B.– L'IDÉO-LOGIQUE COMMUNAUTAIRE 486 OU LA STIGMATISATION DE L'INDIVIDUALISME.

Si nous pouvons donc maintenant affirmer, en nous fondant sur les interpellations identitaires mises en lumière dans la logique rhétorique des discours de mobilisation électorale, et sur la pratique également soulignée de la distribution de biens privés aux populations à l'occasion des élections, que le vote des citoyens au Cameroun est déterminé par une logique, celle de la dette communautaire ou dette de solidarité, sans prétendre que cette logique est la seule, ni qu’elle constitue un principe de surdétermination ou une explication globale, il conviendrait dès lors, afin de mieux asseoir ce constat, que nous rendions compte de cette logique qui nous semble fondamentalement caractérisée par un dispositif essentiel : la conjuration de l'individualisme et la prohibition de toute idée d'autonomie du sujet communautaire.

Ce faisant, après la logique stratégique quelque peu abordée au travers de l'analyse de la distribution des biens privés aux populations appelées à voter, nous pourrons aussi saisir l'autre logique, celle de l'intégration cette fois, qui fonde également l'électoralisation des populations et se trouve "déterminée" par la socialisation communautaire des individus. En le faisant, il s’agit de poursuivre notre réflexion dans un cheminement qui épouse le raisonnement de la sociologie classique auquel il n'y a aucune raison de renoncer et selon lequel, les acteurs ne sont intégrés que par leur socialisation. Or l'action constitue l'accomplissement du "programme" de cette socialisation. L'explication sociologique consistera dès lors à remonter des conduites observées vers les systèmes d'intégration qui les engendrent, systèmes conçus comme des ordres culturels et sociaux fixant les "contraintes" au sens où l'entend Émile Durkheim.

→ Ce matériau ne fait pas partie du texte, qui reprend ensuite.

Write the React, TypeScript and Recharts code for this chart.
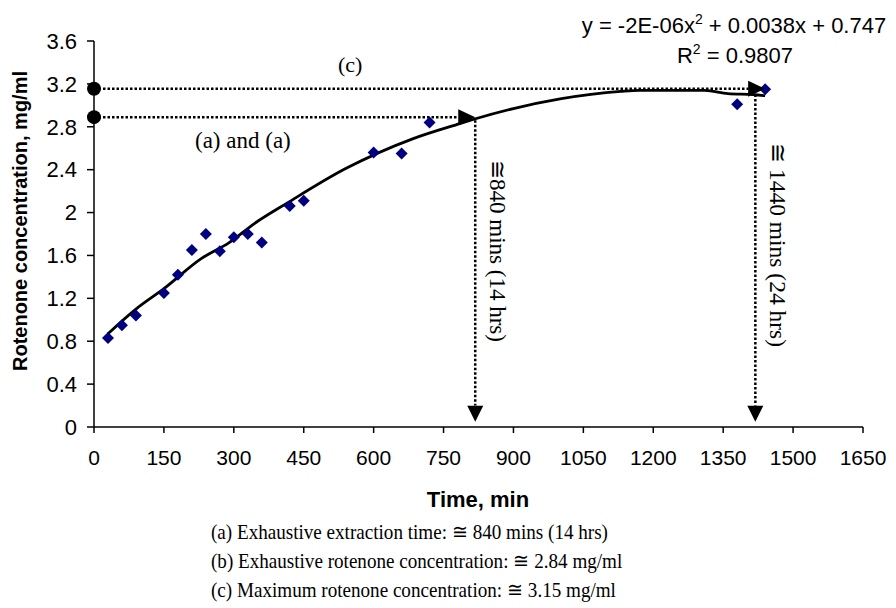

Mais, avant d'envisager l'idéo-logique communautaire en tant que dimension dans laquelle s’élabore les symboles par lesquels l’individu résume son inscription dans le monde, et afin de montrer comment la logique de la dette s’y présente comme un processus opposé à l'individualisme, il nous paraît opportun et même nécessaire de faire non pas le tour, mais un rapide détour préalable par les analyses classiques des auteurs de référence qui sont les nôtres dans cette partie de notre travail (Dumont, Durkheim, Elias). Le but est de dégager, de clarifier ou de préciser quelques contours des notions qui sont liées au concept d’individualisation. L’objectif consiste à prendre connaissance de la façon dont ce concept est abordé, communément si possible, par ces auteurs, sans que ne soient nécessairement discutées leurs divergences de point de vue. Précisons préalablement qu’il n’est pas question ici de se livrer à la découverte exhaustive de ces auteurs en exposant leurs thèses. Il ne s’agit en quelque sorte ici que de baliser le terrain conceptuel ou notionnel sur lequel nous comptons évoluer. Bien entendu, les constructions théoriques de ces auteurs sont celles qui nous paraissent les mieux résumer en sociologie, le panorama des options d'analyse qui partagent la même affirmation d'une place centrale, déterminante, du procès d'individualisation dans le changement social et s'attachent à montrer les phénomènes de séparation et d'autonomisation des sujets, le développement des médiations qui les placent en positions individualisées, les rapports entre caractéristiques inaliénables de ces sujets et caractéristiques acquises et transmissibles socialement.

Notes
486.

En empruntant ce terme à Marc Augé, nous voudrions en faire usage pour désigner ce que l’on pourrait autrement appeler l’imaginaire socio-politique traditionnel, sans que cet imaginaire puisse constituer un principe de surdétermination ni même une explication globale des phénomènes que nous voudrions appréhender. Cf. Pouvoirs de vie, pouvoirs de mort, Paris, Flammarion, 1977.